La oración del Ángelus del Papa Francisco
Queridos hermanos y hermanas, ¡buenos días!
La liturgia del día nos presenta las últimas palabras del discurso misionero del capítulo 10 del Evangelio de Mateo (cf. 10,37 a 42), con que Jesús instruye a los doce apóstoles, cuando por primera vez los envía en misión a las aldeas de Galilea y Judea. En esta parte final, Jesús subraya dos aspectos esenciales para la vida del discípulo misionero: el primero, que su vínculo con Jesús es más fuerte que cualquier otro vínculo; el segundo, que el misionero no se lleva a sí mismo, sino a Jesús, y a través de Él, el amor del Padre Celestial. Estos dos aspectos están unidos, porque cuanto más Jesús está en el centro del corazón y de la vida del discípulo, más este discípulo es “transparente” a su presencia. Van juntos, ambos.
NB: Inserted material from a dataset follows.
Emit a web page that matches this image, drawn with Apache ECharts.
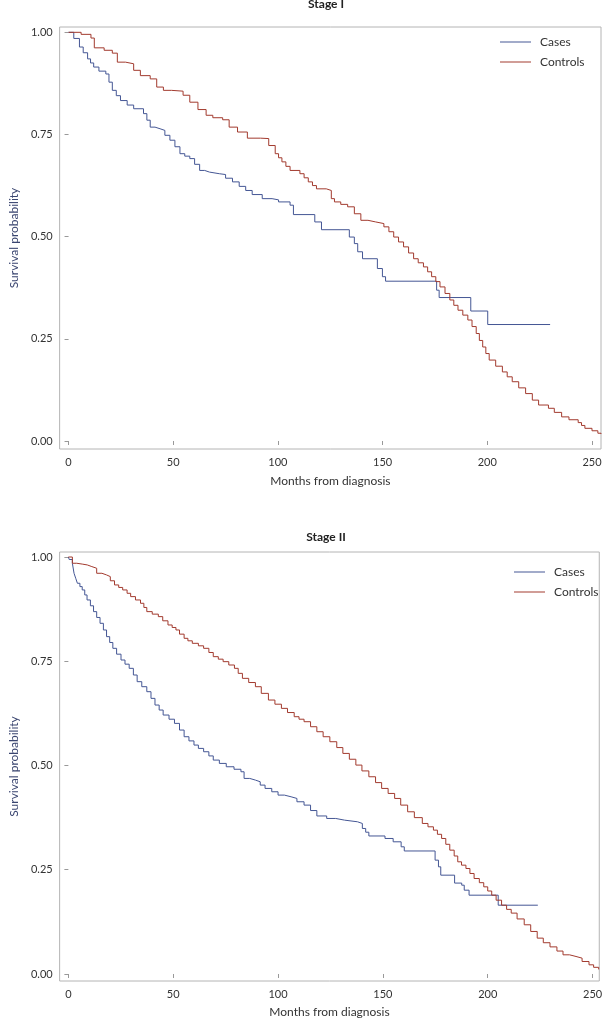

«El que ama a su padre o a su madre más que a mí, no es digno de mí…» (v. 37). El afecto de un padre, la ternura de una madre, la dulce amistad entre hermanos y hermanas, todo esto, aun siendo muy bueno y legítimo, no se puede anteponer a Cristo. No porque Él nos quiera sin corazón y privados de agradecimiento, al contrario, sino porque la condición del discípulo exige una relación prioritaria con el Maestro. Cualquier discípulo, sea un laico, una laica, un sacerdote, un obispo: la relación prioritaria. Tal vez la primera pregunta que debemos hacer a un cristiano es: “Pero, ¿tú te encuentras con Jesús? ¿Le rezas a Jesús? La relación. Casi se podría parafrasear el Libro del Génesis: Por esto, dejará el hombre a su padre y a su madre, y se unirá a Jesucristo, y serán una sola carne. (cf. Gn 2,24).
Quien se deja atraer a este vínculo de amor y de vida con el Señor Jesús, se convierte en un representante suyo, un “embajador”, sobre todo con la forma de ser, de vivir. Hasta el punto que Jesús mismo, enviando a los discípulos en misión, les dice: “El que os recibe a vosotros, a mí me recibe y el que me recibe, recibe a aquel que me envió.” (Mt 10,40). Es necesario que la gente perciba que para aquel discípulo, Jesús es verdaderamente “el Señor”, es verdaderamente el centro de su vida, el todo de la vida. No importa si después, como toda persona humana, tiene sus limitaciones e incluso sus errores – siempre que tenga la humildad de reconocerlos -; lo importante es que no sea doble de corazón: esto es peligroso. “Yo soy cristiano, soy discípulo de Jesús, soy sacerdote, soy obispo, pero soy doble de corazón”. No, esto no funciona. No tiene que ser doble de corazón doble, sino de corazón simple, unido; que no tenga el pie en dos zapatos, sino que sea honrado consigo mismo y con los demás. La doblez no es cristiana. Por eso Jesús reza al Padre para que los discípulos no caigan en el espíritu del mundo. O estás con Jesús, con el Espíritu de Jesús, o estás con el espíritu del mundo.
Y aquí nuestra experiencia de sacerdotes nos enseña algo muy bello, muy importante: es precisamente esta acogida del santo pueblo fiel de Dios, es precisamente ese “vaso de agua fresca” (v 42), del cual habla el Señor en el Evangelio de hoy, dado con fe afectuosa, lo que te ayuda a ser un buen sacerdote. Hay una reciprocidad también en la misión: si tú dejas todo por Jesús, la gente reconoce en ti al Señor; pero al mismo tiempo te ayuda a convertirte cada día a Él, a renovarte y purificarte de los compromisos, y a superar las tentaciones. Cuanto más un sacerdote sea cercano al pueblo de Dios, más se sentirá cercano a Jesús, y cuanto más esté cercano a Jesús, tanto más se sentirá cercano al pueblo de Dios.
La Virgen María ha experimentado en primera persona lo que significa amar a Jesús separándose de sí misma, dando un nuevo significado a los lazos familiares, a partir de la fe en Él. Con su materna intercesión, nos ayude a ser misioneros libres y gozosos del Evangelio.